Final Report: Detailed Analysis
E8. Rationalising other taxes
Australia currently has comparatively low tariffs on imported goods. As Chart E8–2 shows, this reflects policy decisions to reduce tariffs taken over more than 20 years. For many goods, no tariff at all is imposed. For most goods subject to tariffs, the general rate is 5 per cent. In the textile, clothing and footwear industries, a range of ready-made garments and particular fabrics currently attract a tariff of 17.5 per cent, although this is scheduled to fall to 10 per cent in 2010 and 5 per cent in 2015. The passenger motor vehicles sector currently attracts a 10 per cent tariff, scheduled to fall to 5 per cent in 2010.24 Some automotive products and components are already subject to the 5 per cent rate.
Chart E8–2: Reductions in tariff rates in Australia, 1990–2015
Note: The textile, clothing and footwear (TCF) rate represents the non weighted average of six separate non-uniform tariff rate reductions among TCF products. From 1992 to 1996 there were two general tariff rates, the chart shows the higher rate which applied in this period.
Source: Industry Commission (1995); Australian Government (2008b).
For two decades until the mid-1980s, Australia and New Zealand had the most protected manufacturing sectors among OECD countries (Centre for International Economics 2009b). However, following a series of unilateral tariff reductions in the 1970s, 80s and 90s, Australia's effective rate of assistance to manufacturing fell from 36 per cent in 1970 (Garnaut 2002) to under 5 per cent in 2007–08 (Productivity Commission 2009). A further consequence of Australia's trade liberalisation efforts is the declining importance of tariffs as a source of tax revenue (see Chart E8–3).
Chart E8–3: Tariff revenue as a proportion of total tax revenue, 1973–74 to 2008–09
Note: The series is based on receipts (cash) data, as this is the only historical data available. Although excise-like tax revenue is different in substance to other tariff revenue, it is collected through the customs duty system and included as part of the above revenue series due to the lack of disaggregated customs duty revenue data available before 2000.
Source: Treasury estimates.
In 2008–09, the Australian government raised $6.2 billion from customs duty; however, $383 million of this was returned in refunds and drawbacks. The remaining $5.8 billion is made up of $1.5 billion raised through the general 5 per cent tariff, $790 million from tariffs on passenger motor vehicles, $1.1 billion from tariffs on textiles, clothing and footwear and over $2.7 billion from taxes collected on excise-like imported goods. Although excise-like tax revenue is different in substance from other tariff revenue, it is collected through the customs duty system to ensure that such goods are taxed consistently whether they are produced domestically or overseas.

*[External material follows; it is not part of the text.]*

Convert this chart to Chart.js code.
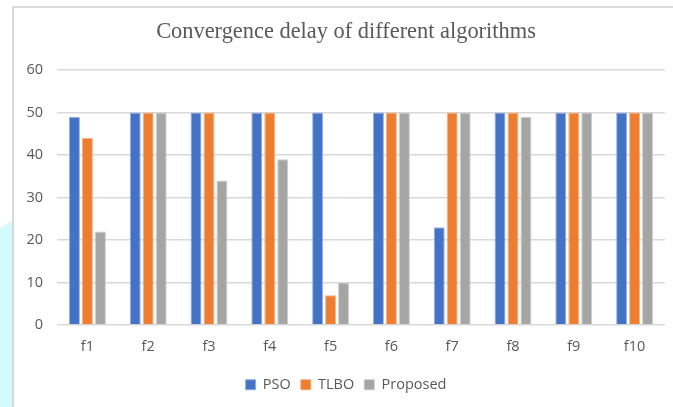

Tariffs are applied to some excise-like goods; however, the total amount collected is relatively minor ($12 million in 2008–09).
The general tariff raised around $1.5 billion in 2008–09, half of this from products imported from China and Japan. Both of these countries are currently negotiating preferential trade agreements with Australia. If general tariffs are eliminated for imports from these two countries, revenues from the general 5 per cent tariff will fall substantially.
The importance of tariffs as a revenue source is very likely to decline from its already low level over the next few years.
The Review has determined that industry and trade policy generally falls outside its terms of reference, and so makes no specific recommendations on tariffs. However, the likely future loss of revenue from this source will need to be taken into account in the future structure and rates of other taxes.
Over recent decades the importance of tariffs as a revenue source has declined dramatically. This is expected to continue into the future.
24 Like new vehicles, used or second-hand vehicles attract a tariff of 10 per cent, which will be falling to 5 per cent on 1 January 2010. However, high-volume imports attract an additional import duty of $12,000, which will remain in place after 1 January 2010. The additional duty does not apply to vehicles that are at least 30 years old or to individuals importing a single vehicle.